To me it still sounded a very circuitous way of paying debts and acquiring shares. But as Takis explained to me yet again how it was that cousin George owed cousin George money, and if cousin George could benefit from cousin George’s selling of his shares, why should not brother George also benefit? Confused? I certainly was. It reminded me of a jingle my old London granny used to recite about two brothers, both called Bob, My brother Bob owes your brother Bob a bob, and if your brother Bob doesn’t pay my brother Bob the bob he owes, my brother Bob will bob your brother Bob a bob in the eye!

More Books:

About this time I became particularly interested in books by other women who had followed their Greek husbands back to Greece.

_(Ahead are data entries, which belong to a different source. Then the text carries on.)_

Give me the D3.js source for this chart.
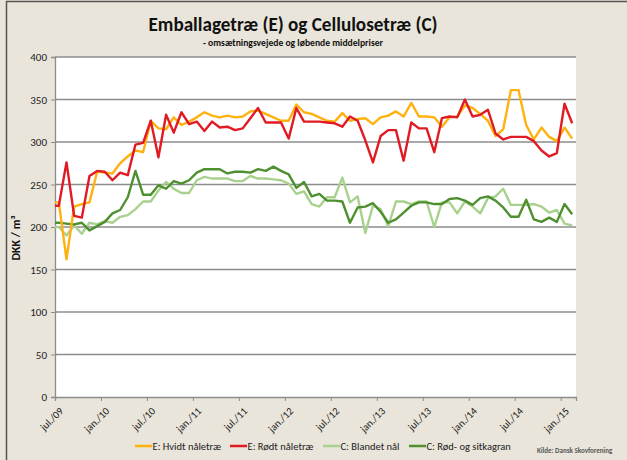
<!DOCTYPE html>
<html><head><meta charset="utf-8">
<script src="https://cdn.jsdelivr.net/npm/d3@7"></script>
<style>body{margin:0;background:#e9e5da;}svg{display:block;font-family:Carlito,Lato,"Open Sans",sans-serif;}</style>
</head><body>
<svg id="chart" width="627" height="460"></svg>
<script>
// Month offsets since jul/09 (points at mid-month)
const tickLabels = ["jul./09","jan./10","jul./10","jan./11","jul./11","jan./12","jul./12","jan./13","jul./13","jan./14","jul./14","jan./15"];
const yTicks = [0,50,100,150,200,250,300,350,400];
const seriesNames = ["E: Hvidt nåletræ","E: Rødt nåletræ","C: Blandet nål","C: Rød- og sitkagran"];
const seriesColors = ["#ffb20f","#e01b24","#a9d18e","#4e9030"];
const hvidt = [229,162,224,227,229,265,264,263,275,283,290,288,325,316,315,329,320,324,329,335,331,329,331,329,330,336,337,333,329,325,325,344,335,333,329,325,324,334,325,327,328,321,329,331,336,330,346,330,330,329,318,329,330,343,340,333,325,307,315,361,361,320,303,317,306,301,317,304];
const roedt = [225,276,213,211,260,266,265,255,264,261,297,299,325,282,332,311,335,321,324,313,324,317,318,314,316,328,340,323,323,323,304,340,324,324,324,323,322,318,330,325,302,276,307,314,314,278,323,316,316,288,328,330,329,350,330,332,338,310,303,306,306,306,301,290,283,287,345,322];
const blandet = [200,190,202,192,205,203,207,205,212,214,221,230,230,243,253,245,240,240,255,259,257,257,257,254,254,260,257,257,256,255,251,239,242,227,224,235,235,258,229,236,193,225,221,201,230,230,227,230,230,200,229,229,216,230,224,216,234,236,245,226,226,226,227,224,217,220,204,202];
const sitka = [205,204,203,205,196,201,206,216,220,235,266,238,238,249,245,254,251,255,264,268,268,268,263,265,265,264,268,266,271,266,262,246,253,236,239,231,231,230,205,223,224,228,218,205,209,217,225,229,229,227,227,233,234,231,226,234,236,231,223,212,212,232,209,206,211,206,227,215];
const seriesValues = [hvidt, roedt, blandet, sitka];

const svg = d3.select("#chart");
const W = 627, H = 460;
const plot = {left:55, right:576, top:57, bottom:397};

// background & frame
svg.append("rect").attr("width",W).attr("height",H).attr("fill","#e9e5da");
svg.append("line").attr("x1",6).attr("x2",W).attr("y1",1.5).attr("y2",1.5).attr("stroke","#555").attr("stroke-width",1.5);
svg.append("line").attr("x1",6.5).attr("x2",6.5).attr("y1",1).attr("y2",H).attr("stroke","#555").attr("stroke-width",1.5);
svg.append("rect").attr("x",plot.left).attr("y",plot.top).attr("width",plot.right-plot.left).attr("height",plot.bottom-plot.top).attr("fill","#fff");

const x = d3.scaleLinear().domain([0,68]).range([plot.left, plot.right]);
const y = d3.scaleLinear().domain([0,400]).range([plot.bottom, plot.top]);

// gridlines
svg.append("g").selectAll("line").data(yTicks.filter(d=>d>0)).join("line")
  .attr("x1",plot.left).attr("x2",plot.right)
  .attr("y1",d=>y(d)).attr("y2",d=>y(d))
  .attr("stroke","#8c8c8c").attr("stroke-width",1.3);

// y axis
const yAxis = d3.axisLeft(y).tickValues(yTicks).tickSize(4).tickPadding(4);
const gy = svg.append("g").attr("transform",`translate(${plot.left},0)`).call(yAxis);
gy.select(".domain").attr("stroke","#8c8c8c").attr("stroke-width",1.3);
gy.selectAll(".tick line").attr("stroke","#8c8c8c");
gy.selectAll(".tick text").attr("font-size",11).attr("fill","#222").attr("font-family","Carlito,Lato,sans-serif");

// x axis
const xTickVals = tickLabels.map((d,i)=>i*6);
const xAxis = d3.axisBottom(x).tickValues(xTickVals).tickSize(4).tickFormat((d,i)=>tickLabels[i]);
const gx = svg.append("g").attr("transform",`translate(0,${plot.bottom})`).call(xAxis);
gx.select(".domain").attr("stroke","#8c8c8c").attr("stroke-width",1.3);
gx.selectAll(".tick line").attr("stroke","#8c8c8c");
gx.selectAll(".tick text")
  .attr("font-size",10.5).attr("fill","#222").attr("font-family","Carlito,Lato,sans-serif")
  .attr("text-anchor","end").attr("y",0).attr("dy","0.35em")
  .attr("transform","translate(6,12) rotate(-45)");

// lines
const line = d3.line().x(d=>x(d.m)).y(d=>y(d.v)).curve(d3.curveLinear);
const order = [2,3,0,1];
order.forEach(si=>{
  const vals = seriesValues[si];
  const pts = [{m:0,v:vals[0]}].concat(vals.map((v,i)=>({m:i+0.5,v})));
  svg.append("path").datum(pts).attr("d",line)
    .attr("fill","none").attr("stroke",seriesColors[si]).attr("stroke-width",2.4)
    .attr("stroke-linejoin","round");
});

// titles
svg.append("text").attr("x",293).attr("y",31).attr("text-anchor","middle")
  .attr("font-size",21).attr("font-weight","bold").attr("fill","#111")
  .attr("textLength",289).attr("lengthAdjust","spacingAndGlyphs")
  .text("Emballagetræ (E) og Cellulosetræ (C)");
svg.append("text").attr("x",293).attr("y",46).attr("text-anchor","middle")
  .attr("font-size",9.5).attr("font-weight","bold").attr("fill","#111")
  .attr("textLength",180).attr("lengthAdjust","spacingAndGlyphs")
  .text("- omsætningsvejede og løbende middelpriser");
svg.append("text").attr("transform","translate(20,238) rotate(-90)").attr("text-anchor","middle")
  .attr("font-size",12).attr("font-weight","bold").attr("fill","#111")
  .text("DKK / m³");

// legend
const legX = [135,230,323,409];
const legY = 446;
const lg = svg.append("g");
seriesNames.forEach((n,i)=>{
  lg.append("line").attr("x1",legX[i]).attr("x2",legX[i]+17).attr("y1",legY).attr("y2",legY)
    .attr("stroke",seriesColors[i]).attr("stroke-width",2.5);
  lg.append("text").attr("x",legX[i]+17.5).attr("y",legY).attr("dy","0.35em")
    .attr("font-size",10.5).attr("fill","#222").text(n);
});

// source
svg.append("text").attr("x",537).attr("y",453).attr("font-size",7).attr("font-weight","bold")
  .attr("fill","#555").text("Kilde: Dansk Skovforening");
</script>
</body></html>
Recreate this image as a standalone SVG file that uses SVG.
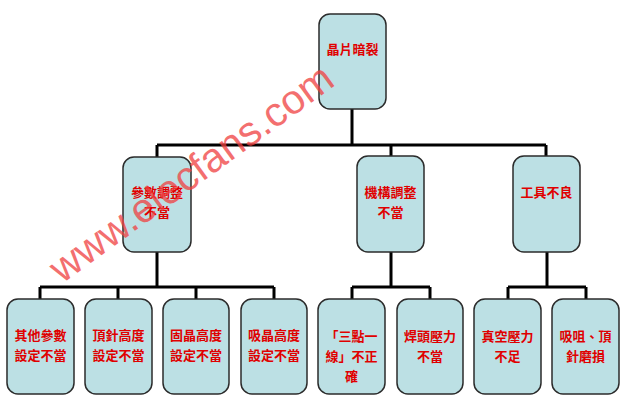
<svg xmlns="http://www.w3.org/2000/svg" width="627" height="414" viewBox="0 0 627 414">
<style>
.box{fill:#bce0e4;stroke:#2b2b2b;stroke-width:1.5}
.t{font-family:"Noto Sans CJK TC","Noto Sans CJK SC",sans-serif;font-size:13px;font-weight:bold;fill:#e00000;text-anchor:middle}
.ln{stroke:#000;stroke-width:3;fill:none}
.wm{font-family:"Liberation Sans",Arial,sans-serif;font-size:41px;fill:#f04040;opacity:0.75}
</style>
<rect width="627" height="414" fill="#fff"/>
<g id="connectors">
<path class="ln" d="M352 109V145M157 145H546M157 145V157M391 145V156M546 145V156"/>
<path class="ln" d="M157 252V287M40 287H274M40 287V299M118 287V299M196 287V299M274 287V299"/>
<path class="ln" d="M391 252V287M352 287H430M352 287V299M430 287V299"/>
<path class="ln" d="M547 252V287M508 287H586M508 287V299M586 287V299"/>
</g>
<g id="n0"><rect class="box" x="319" y="14" width="67" height="95" rx="11"/><text class="t" x="352.5" y="54">晶片暗裂</text></g>
<g id="n1"><rect class="box" x="123" y="157" width="68" height="95" rx="11"/><text class="t" x="157" y="197">參數調整</text><text class="t" x="157" y="217">不當</text></g>
<g id="n2"><rect class="box" x="357" y="156" width="67" height="96" rx="11"/><text class="t" x="390.5" y="197">機構調整</text><text class="t" x="390.5" y="217">不當</text></g>
<g id="n3"><rect class="box" x="513" y="156" width="67" height="96" rx="11"/><text class="t" x="546.5" y="197">工具不良</text></g>
<g id="n4"><rect class="box" x="7" y="299" width="67" height="95" rx="11"/><text class="t" x="40.5" y="340">其他參數</text><text class="t" x="40.5" y="360">設定不當</text></g>
<g id="n5"><rect class="box" x="85" y="299" width="67" height="95" rx="11"/><text class="t" x="118.5" y="340">頂針高度</text><text class="t" x="118.5" y="360">設定不當</text></g>
<g id="n6"><rect class="box" x="163" y="299" width="66" height="95" rx="11"/><text class="t" x="196" y="340">固晶高度</text><text class="t" x="196" y="360">設定不當</text></g>
<g id="n7"><rect class="box" x="241" y="299" width="66" height="95" rx="11"/><text class="t" x="274" y="340">吸晶高度</text><text class="t" x="274" y="360">設定不當</text></g>
<g id="n8"><rect class="box" x="318" y="299" width="67" height="95" rx="11"/><text class="t" x="351.5" y="341">「三點一</text><text class="t" x="351.5" y="361">線」不正</text><text class="t" x="351.5" y="381">確</text></g>
<g id="n9"><rect class="box" x="397" y="299" width="66" height="95" rx="11"/><text class="t" x="430" y="341">焊頭壓力</text><text class="t" x="430" y="361">不當</text></g>
<g id="n10"><rect class="box" x="474" y="299" width="67" height="95" rx="11"/><text class="t" x="507.5" y="341">真空壓力</text><text class="t" x="507.5" y="361">不足</text></g>
<g id="n11"><rect class="box" x="552" y="299" width="67" height="95" rx="11"/><text class="t" x="585.5" y="341">吸咀、頂</text><text class="t" x="585.5" y="361">針磨損</text></g>
<text class="wm" x="62" y="284" transform="rotate(-36 62 284)">www.elecfans.com</text>
</svg>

Sofka Zinovieff, Eurydice Street, a place in Athens (Granta Publications, 2004). The writer marries a Greek. This book details the first year of her life after the couple with their two daughters move back to live in Athens.   She writes knowingly about the rites and rituals that Greek families all observe, and quite lot about what it means to live in Athens.

Gillian Bouras, A Foreign Wife (Penguin Books Australia Ltd.,1990). This well-known Australian writer tells of her difficulties accepted as a new wife in a Greek family and  in a small village community. She has also written A Stranger Here (Penguin Books Australia, 1996). This book is a novel that looks at the lives of three women and studies their feelings of displacement living in Australia and Greece.